** begin **

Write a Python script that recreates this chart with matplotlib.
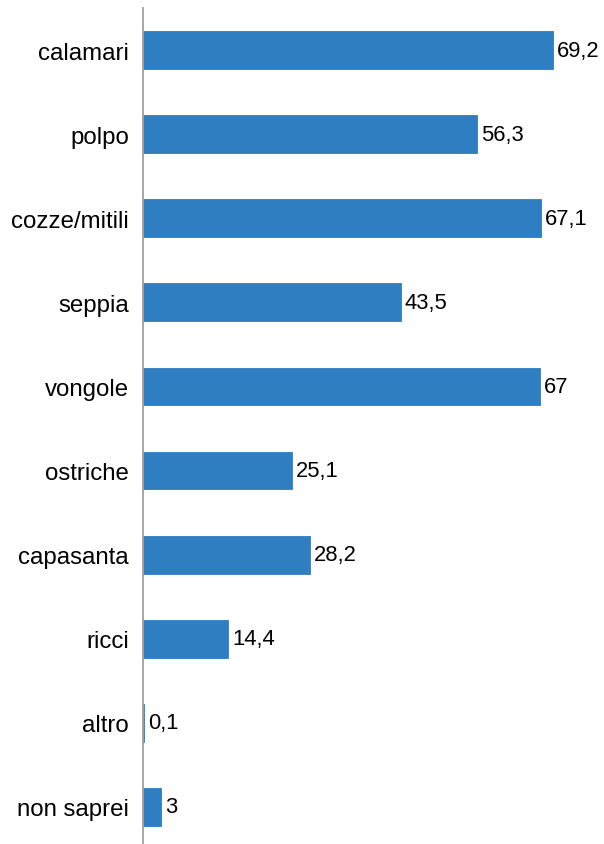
import matplotlib
matplotlib.use("Agg")
import matplotlib.pyplot as plt
from matplotlib import font_manager

categories = ["calamari", "polpo", "cozze/mitili", "seppia", "vongole",
              "ostriche", "capasanta", "ricci", "altro", "non saprei"]
values = [69.2, 56.3, 67.1, 43.5, 67, 25.1, 28.2, 14.4, 0.1, 3]
value_labels = ["69,2", "56,3", "67,1", "43,5", "67", "25,1", "28,2", "14,4", "0,1", "3"]

names = {f.name for f in font_manager.fontManager.ttflist}
fam = "Liberation Sans Narrow" if "Liberation Sans Narrow" in names else "Liberation Sans"
fs = 20 if fam == "Liberation Sans Narrow" else 17.3
fs_val = 20 if fam == "Liberation Sans Narrow" else 15.8
plt.rcParams['font.family'] = [fam, 'DejaVu Sans']

W, H = 604, 845
fig = plt.figure(figsize=(W/100, H/100), dpi=100)
left_px, right_px, top_px, bottom_px = 143, 600, 9, 850
ax = fig.add_axes([left_px/W, 1 - bottom_px/H, (right_px-left_px)/W, (bottom_px-top_px)/H])

y = list(range(len(categories)))
ax.barh(y, values, height=0.45, color="#2e7ec1", edgecolor="#2e7ec1", linewidth=0.6)
ax.set_ylim(len(categories) - 0.5, -0.5)
ax.set_xlim(0, (right_px - left_px) / 5.925)
ax.set_yticks(y)
ax.set_yticklabels(categories, fontsize=fs, color="#000000")
ax.tick_params(axis='y', length=0, pad=10)
ax.set_xticks([])
for s in ["top", "right", "bottom"]:
    ax.spines[s].set_visible(False)
ax.spines["left"].set_color("#a0a0a0")
ax.spines["left"].set_linewidth(1.3)

for yi, v, lab in zip(y, values, value_labels):
    ax.annotate(lab, (v, yi), xytext=(3, 0), textcoords="offset points",
                va="center", ha="left", fontsize=fs_val, color="#000000")

fig.savefig("out.png", dpi=100)
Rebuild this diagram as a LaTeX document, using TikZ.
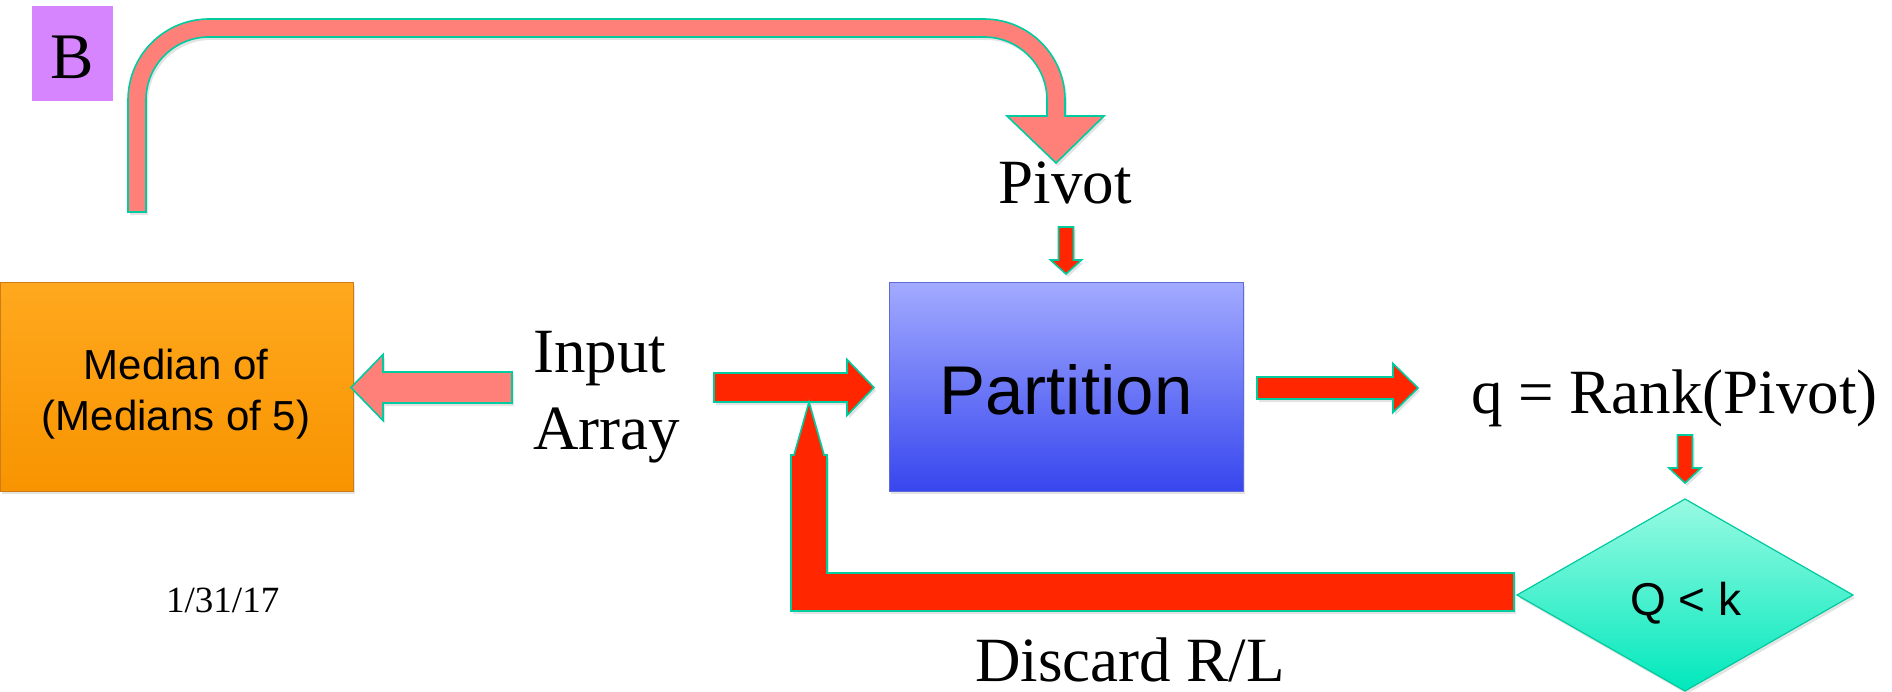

** end **

*STATED PROBLEM:*
Print the listing above in full, exactly as written. Omit any pictures.

*THE ANSWER:*
Write a Python script that recreates this chart with matplotlib.
import matplotlib
matplotlib.use("Agg")
import matplotlib.pyplot as plt
from matplotlib import font_manager

categories = ["calamari", "polpo", "cozze/mitili", "seppia", "vongole",
              "ostriche", "capasanta", "ricci", "altro", "non saprei"]
values = [69.2, 56.3, 67.1, 43.5, 67, 25.1, 28.2, 14.4, 0.1, 3]
value_labels = ["69,2", "56,3", "67,1", "43,5", "67", "25,1", "28,2", "14,4", "0,1", "3"]

names = {f.name for f in font_manager.fontManager.ttflist}
fam = "Liberation Sans Narrow" if "Liberation Sans Narrow" in names else "Liberation Sans"
fs = 20 if fam == "Liberation Sans Narrow" else 17.3
fs_val = 20 if fam == "Liberation Sans Narrow" else 15.8
plt.rcParams['font.family'] = [fam, 'DejaVu Sans']

W, H = 604, 845
fig = plt.figure(figsize=(W/100, H/100), dpi=100)
left_px, right_px, top_px, bottom_px = 143, 600, 9, 850
ax = fig.add_axes([left_px/W, 1 - bottom_px/H, (right_px-left_px)/W, (bottom_px-top_px)/H])

y = list(range(len(categories)))
ax.barh(y, values, height=0.45, color="#2e7ec1", edgecolor="#2e7ec1", linewidth=0.6)
ax.set_ylim(len(categories) - 0.5, -0.5)
ax.set_xlim(0, (right_px - left_px) / 5.925)
ax.set_yticks(y)
ax.set_yticklabels(categories, fontsize=fs, color="#000000")
ax.tick_params(axis='y', length=0, pad=10)
ax.set_xticks([])
for s in ["top", "right", "bottom"]:
    ax.spines[s].set_visible(False)
ax.spines["left"].set_color("#a0a0a0")
ax.spines["left"].set_linewidth(1.3)

for yi, v, lab in zip(y, values, value_labels):
    ax.annotate(lab, (v, yi), xytext=(3, 0), textcoords="offset points",
                va="center", ha="left", fontsize=fs_val, color="#000000")

fig.savefig("out.png", dpi=100)
Rebuild this diagram as a LaTeX document, using TikZ.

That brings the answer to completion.